Davis writes with dangerous authority about the deadly everyday. Her work is dark in ways that Ruth Rendell and Minette Walters can only dream of. This is our world, skewed and skewered, revealed in its true sanguinary colours."" - Ian Rankin. ""Lays bare the twisted soul of a psycopathic killer.... A searing, potent, unsettling story reminiscent of Ruth Rendell at her darkest"" - Booklist. Davis follows up the success of her first novel with this feminist thriller. Women are vanishing from the streets of Edinburgh and only one man knows the answers. David is a sadist with a double life. He divides his time between his home-shared with his devoted wife, Jeanette, and his young son-and his Secret House. David's fantasies would become horribly real in his Secret House, where the screams would go unheard. Slowly, Jeanette begins to realize that all is not well with their home, and her husband.
More impressed by than 'liked' given the subject matter. Impressively well-plotted with a neat dove-tailing of characters surrounding David Frate. His personality, thoughts, background, lacks and self-deceptions are gradually revealed in small details of thoughts and behaviour, and in some ways he could be said to be not as monstrous as his mother-in-law.
Refreshingly the cover is innocuous compared to most in this genre (I'd been lent, and highly recommended, this.) Davis' Introduction suggests that an earlier edition received much criticism, apparently for suggesting that nurture was as responsible as nature for a sadistic killer.
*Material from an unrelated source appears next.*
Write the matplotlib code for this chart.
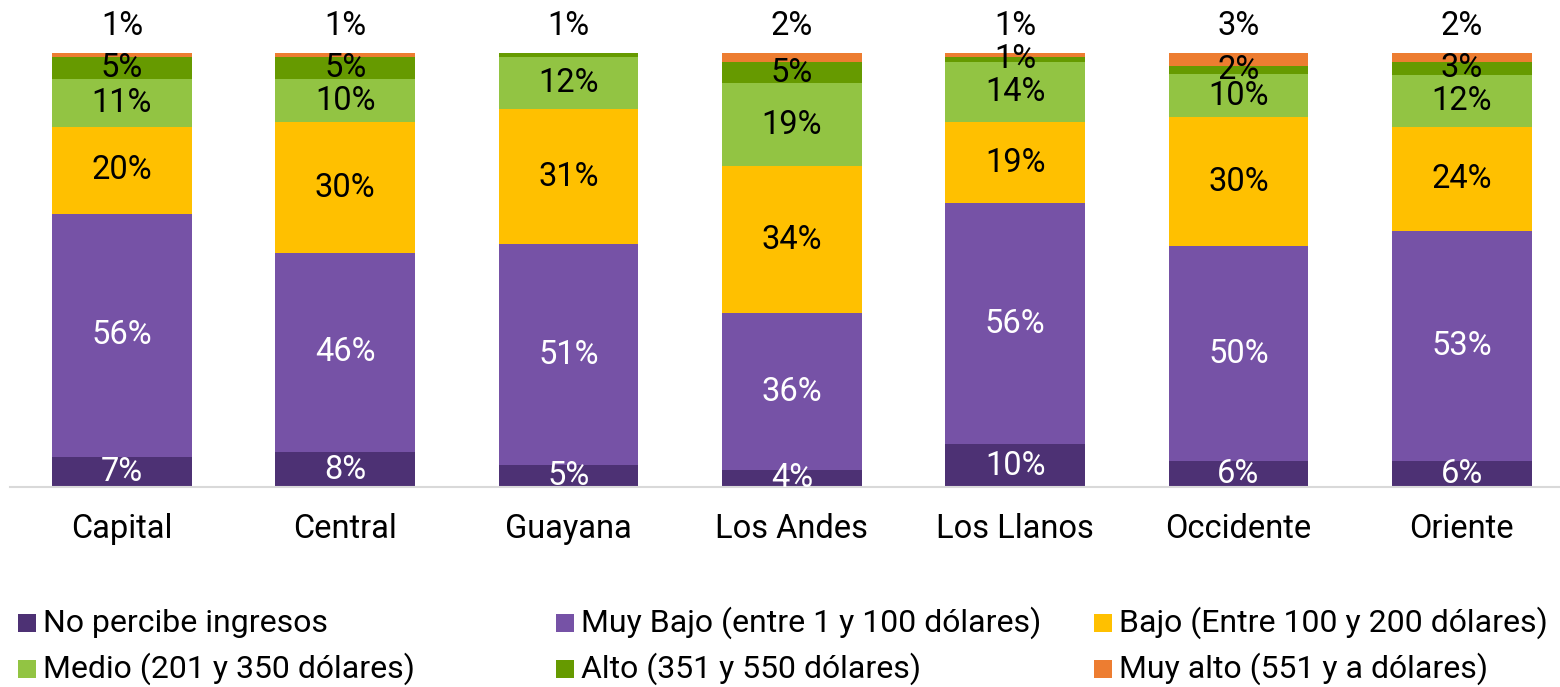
import matplotlib
matplotlib.use("Agg")
import matplotlib.pyplot as plt
from matplotlib.patches import Rectangle

plt.rcParams['font.family'] = ['Roboto', 'DejaVu Sans']

categories = ["Capital", "Central", "Guayana", "Los Andes", "Los Llanos", "Occidente", "Oriente"]
series_names = ["No percibe ingresos", "Muy Bajo (entre 1 y 100 dólares)", "Bajo (Entre 100 y 200 dólares)",
                "Medio (201 y 350 dólares)", "Alto (351 y 550 dólares)", "Muy alto (551 y a dólares)"]
no_percibe = [7, 8, 5, 4, 10, 6, 6]
muy_bajo = [56, 46, 51, 36, 56, 50, 53]
bajo = [20, 30, 31, 34, 19, 30, 24]
medio = [11, 10, 12, 19, 14, 10, 12]
alto = [5, 5, 1, 5, 1, 2, 3]
muy_alto = [1, 1, 0, 2, 1, 3, 2]

series = [no_percibe, muy_bajo, bajo, medio, alto, muy_alto]
colors = ["#4D3174", "#7652A6", "#FFC000", "#92C443", "#669A00", "#ED7D31"]
text_colors = ["white", "white", "black", "black", "black", "black"]

W, H = 1560, 687
fig = plt.figure(figsize=(W / 100, H / 100), dpi=100)
ax = fig.add_axes([10.3 / W, (H - 487) / H, (W - 10.3) / W, 487 / H])

n = len(categories)
x = list(range(n))
totals = [sum(s[i] for s in series) for i in range(n)]
# stacked to 100% (values are rounded shares)
shares = [[s[i] * 100.0 / totals[i] for i in range(n)] for s in series]

bottoms = [0.0] * n
fs = 23.5
for si, vals in enumerate(shares):
    ax.bar(x, vals, bottom=bottoms, width=0.625, color=colors[si], edgecolor='none', zorder=2)
    bottoms = [b + v for b, v in zip(bottoms, vals)]

# labels
for ci in range(n):
    vals = [s[ci] for s in series]
    hs = [s[ci] for s in shares]
    last = max(i for i, v in enumerate(vals) if v > 0)
    b = 0
    for si, v in enumerate(vals):
        h = hs[si]
        if v <= 0:
            continue
        if si == last:
            ax.text(ci, b + h + 6.3, f"{v}%", ha='center', va='center', fontsize=fs, color='black')
        else:
            ax.text(ci, b + h / 2, f"{v}%", ha='center', va='center', fontsize=fs,
                    color=text_colors[si], zorder=3)
        b += h

ax.set_xlim(-0.5, (W - 10.3) / 223.3 - 0.5)
ax.set_ylim(0, 487 / 4.34)
for s in ["top", "right", "left"]:
    ax.spines[s].set_visible(False)
ax.spines["bottom"].set_color("#D9D9D9")
ax.spines["bottom"].set_linewidth(1.5)
ax.set_yticks([])
ax.set_xticks(x)
ax.set_xticklabels(categories, fontsize=fs)
ax.tick_params(axis='x', length=0, pad=19)

# legend
leg_pos = [(18, 623), (556, 623), (1094, 623), (18, 669), (556, 669), (1094, 669)]
for si, (lx, ly) in enumerate(leg_pos):
    fig.patches.append(Rectangle((lx / W, (H - ly - 9) / H), 18 / W, 18 / H,
                                 transform=fig.transFigure, facecolor=colors[si], edgecolor='none'))
    fig.text((lx + 25) / W, (H - ly) / H, series_names[si], fontsize=23, ha='left', va='center')

fig.savefig("out.png", dpi=100)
She certainly succeeds in her exploration of a killer's mind.
Wow. Having read three books by this author a few years ago, I ordered this online and my high expectations were not disappointed.
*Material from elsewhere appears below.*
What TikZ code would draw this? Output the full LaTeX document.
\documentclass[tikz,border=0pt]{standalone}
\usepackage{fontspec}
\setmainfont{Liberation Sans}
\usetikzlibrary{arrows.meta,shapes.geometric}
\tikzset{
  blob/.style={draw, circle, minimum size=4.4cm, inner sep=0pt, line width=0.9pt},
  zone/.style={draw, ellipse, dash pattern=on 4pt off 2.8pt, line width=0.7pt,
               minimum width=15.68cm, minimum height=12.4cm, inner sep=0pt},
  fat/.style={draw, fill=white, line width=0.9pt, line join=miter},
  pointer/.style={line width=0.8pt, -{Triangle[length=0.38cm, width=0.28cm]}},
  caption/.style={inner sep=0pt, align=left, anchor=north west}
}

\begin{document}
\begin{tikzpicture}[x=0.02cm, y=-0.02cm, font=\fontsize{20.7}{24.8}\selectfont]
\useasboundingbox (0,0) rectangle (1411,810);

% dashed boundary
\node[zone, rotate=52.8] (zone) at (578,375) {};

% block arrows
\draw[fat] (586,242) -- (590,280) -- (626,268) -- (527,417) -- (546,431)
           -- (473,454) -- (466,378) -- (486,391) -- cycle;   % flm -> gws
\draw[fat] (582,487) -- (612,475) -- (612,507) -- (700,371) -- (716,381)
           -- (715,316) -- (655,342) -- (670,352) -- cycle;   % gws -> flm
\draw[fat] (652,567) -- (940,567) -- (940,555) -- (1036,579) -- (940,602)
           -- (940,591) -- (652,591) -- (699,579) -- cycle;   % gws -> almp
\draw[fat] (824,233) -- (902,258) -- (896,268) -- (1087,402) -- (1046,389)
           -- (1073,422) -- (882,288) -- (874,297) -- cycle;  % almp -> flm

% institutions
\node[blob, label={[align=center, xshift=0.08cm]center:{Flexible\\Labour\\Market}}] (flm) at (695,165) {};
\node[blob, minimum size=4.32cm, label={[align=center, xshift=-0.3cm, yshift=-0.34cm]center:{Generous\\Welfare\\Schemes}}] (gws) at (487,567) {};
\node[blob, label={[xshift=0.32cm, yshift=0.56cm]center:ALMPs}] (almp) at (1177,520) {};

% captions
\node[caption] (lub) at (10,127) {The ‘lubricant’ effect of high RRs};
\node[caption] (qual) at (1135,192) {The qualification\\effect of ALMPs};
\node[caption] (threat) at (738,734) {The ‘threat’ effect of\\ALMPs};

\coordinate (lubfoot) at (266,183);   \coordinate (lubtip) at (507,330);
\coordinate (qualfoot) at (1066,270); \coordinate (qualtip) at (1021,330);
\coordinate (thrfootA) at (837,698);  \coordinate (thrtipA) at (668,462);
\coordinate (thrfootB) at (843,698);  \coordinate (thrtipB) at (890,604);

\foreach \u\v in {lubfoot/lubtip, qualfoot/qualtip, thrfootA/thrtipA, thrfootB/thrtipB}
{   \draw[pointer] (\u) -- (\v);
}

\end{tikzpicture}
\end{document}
This is an explicit story, with a fair amount of sexual violence and murder, but what elevates it above many other thrillers in the genre for me is the accuracy and believability of the situation and characters - Davis's background in both crime fiction and non-fiction allows her to create powerful contrasts between the mundane everyday lives of people, and the secret sadism beneath. There is a highly convincing portrayal of a normal and naive woman who does not know the depths to which her seemingly normal husband has sunk, and the psychology of the characters is also well explored. Upsetting and stunning.